本片在德國上映時即引發許多爭議,認為虛構成分太多。雖然文學上可接受虛構,但若放在歷史上,則難以接受。筆者認為,本片的價值在於跳脫「猶太人」的種族中心,轉向更普遍的人性中心。若僅將猶太人視為種族,僅比較種族間的差異,便容易忽略中族內部的差異;即並非簡單二分將所有二戰時期的德國猶太人都視為受害人、所有德國人都對不起猶太人。若以種族劃分猶太人與非猶太人思考歷史,便落入當年希特勒的思維;即化約種族間的差異,而忽略更大的個體間的差異。
俗話說「先顧腹肚,才顧佛祖。」史黛拉不惜背棄同胞、當「抓耙子」,就算泯滅人性,也要活下去。然而,此人性若放在倫理學上,是否說得通?
倫理學的三大規範倫理學:目的論、義務論和德性倫理學。就目的論而言,行為的對錯取決於行為所實現的「目的」或「結果」(好壞需先於對錯);即最大化幸福和最小化痛苦。史黛拉當間諜的目的或結果,僅增加個人的幸福,卻犧牲數百人的幸福及增加其痛苦,明顯違反目的論。
就義務論而言,評估行為對錯,不完全由行為結果決定,而是由「行為本身」所具有的特點決定(對錯先於好壞);即行為應遵照奠基於必然、普遍的善意志(純粹理性)所訂定的道德法則。史黛拉當間諜的行為,本身就違反義務論的善意志。在康德的義務論中,即便家中躲藏猶太人,當納粹來敲門時,也不能說謊,因為行為的結果是偶然的而非必然的,是不可掌握的,但不說謊卻是必然的、可掌握的行為,故不管行為的結果如何,就行為本身,就不可說謊。

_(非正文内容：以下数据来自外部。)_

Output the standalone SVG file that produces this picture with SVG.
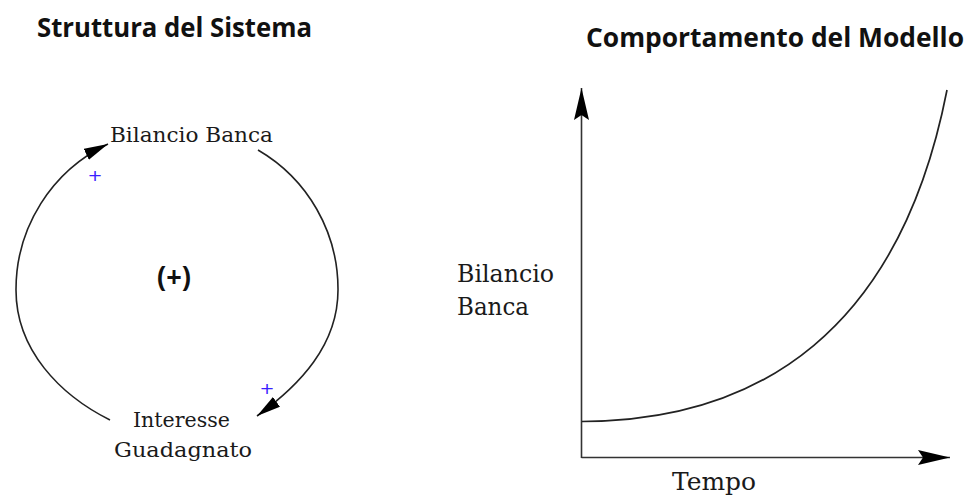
<svg xmlns="http://www.w3.org/2000/svg" width="972" height="500" viewBox="0 0 972 500">
  <style>
    .title { font-family: "Open Sans", "Liberation Sans", sans-serif; font-weight: bold; font-size: 26px; fill: #111; }
    .loop { font-family: "Open Sans", "Liberation Sans", sans-serif; font-weight: bold; font-size: 28px; fill: #111; }
    .lbl { font-family: "DejaVu Serif", "Liberation Serif", serif; fill: #1a1a1a; }
    .pol { font-family: "DejaVu Sans", "Liberation Sans", sans-serif; font-size: 16px; fill: #3a1fff; }
    .link { fill: none; stroke: #222; stroke-width: 1.6; }
    .axis { fill: none; stroke: #333; stroke-width: 1.6; }
    .curve { fill: none; stroke: #222; stroke-width: 1.7; }
  </style>
  <defs>
    <marker id="loopArrow" markerUnits="userSpaceOnUse" markerWidth="26" markerHeight="14" refX="24" refY="6" orient="auto">
      <path d="M0,0 L24,6 L0,12 Z" fill="#000"/>
    </marker>
    <marker id="axisArrow" markerUnits="userSpaceOnUse" markerWidth="34" markerHeight="18" refX="32" refY="8" orient="auto">
      <path d="M0,0.5 L32,8 L0,15.5 L5,8 Z" fill="#000"/>
    </marker>
  </defs>

  <rect width="972" height="500" fill="#fff"/>

  <g id="title-left">
    <text class="title" x="37" y="37" textLength="275" lengthAdjust="spacingAndGlyphs">Struttura del Sistema</text>
  </g>
  <g id="title-right">
    <text class="title" x="586" y="47" textLength="378" lengthAdjust="spacingAndGlyphs">Comportamento del Modello</text>
  </g>

  <g id="node-bilancio">
    <text class="lbl" x="110" y="142" font-size="20" textLength="163" lengthAdjust="spacingAndGlyphs">Bilancio Banca</text>
  </g>
  <g id="node-interesse">
    <text class="lbl" x="133" y="427" font-size="21" textLength="97" lengthAdjust="spacingAndGlyphs">Interesse</text>
    <text class="lbl" x="114" y="457" font-size="21" textLength="138" lengthAdjust="spacingAndGlyphs">Guadagnato</text>
  </g>
  <g id="loop-polarity">
    <text class="loop" x="157" y="287" textLength="34" lengthAdjust="spacingAndGlyphs">(+)</text>
  </g>

  <g id="connectors">
    <path class="link" d="M110,420 C60,395 16,350 16,290 A161,161 0 0 1 108,144" marker-end="url(#loopArrow)"/>
    <path class="link" d="M258,150 A161,161 0 0 1 338,290 C338,345 300,385 257,416" marker-end="url(#loopArrow)"/>
    <text class="pol" x="95" y="181" text-anchor="middle" textLength="15" lengthAdjust="spacingAndGlyphs">+</text>
    <text class="pol" x="267" y="394" text-anchor="middle" textLength="15" lengthAdjust="spacingAndGlyphs">+</text>
  </g>

  <g id="graph">
    <path class="axis" d="M581.5,458 L581.5,88" marker-end="url(#axisArrow)"/>
    <path class="axis" d="M581.5,457.5 L950,457.5" marker-end="url(#axisArrow)"/>
    <path class="curve" d="M582,421.5 C760,421 900,330 947,90"/>
    <text class="lbl" x="457" y="282" font-size="24" textLength="97" lengthAdjust="spacingAndGlyphs">Bilancio</text>
    <text class="lbl" x="457" y="315" font-size="24" textLength="72" lengthAdjust="spacingAndGlyphs">Banca</text>
    <text class="lbl" x="672" y="490" font-size="24" textLength="84" lengthAdjust="spacingAndGlyphs">Tempo</text>
  </g>
</svg>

最後,就德性倫理學而言,即以理想的人格典範作為道德核心,並持續的實現個體的潛能和目標。史黛拉當間諜雖然是為了保護父母免於禍害,卻不符合柏拉圖《理想國》中的四種德性;即智慧、勇敢、節制和正義。且史黛拉晚年自殺也有違亞里斯多德將幸福視為人生最高目標的德性倫理學。
綜上,倫理學作為一種理論,關心人類行為的正當性和價值,以探討什麼樣的生活值得過?然而,在生活之前,必須先生存。而人性並不只有理性,還有直觀與本能。對於人性的探討,倫理學顯然是不夠的、有限的,如:康德的義務論明顯違反道德直覺,即便結果不可掌握、是偶然的,難道就可背叛他人?
片中史黛拉的父母最後被送上火車,母親對史黛拉說:「不要給我們太多希望。」其父母最後果真被送往奧斯維新集中營,而非原先認為的集中營。雖然期望越大就可能失望越大,然而,若沒有了奠基於希望的生存,如何減少戰亂時的痛苦與活下去的勇氣?願早日世界和平。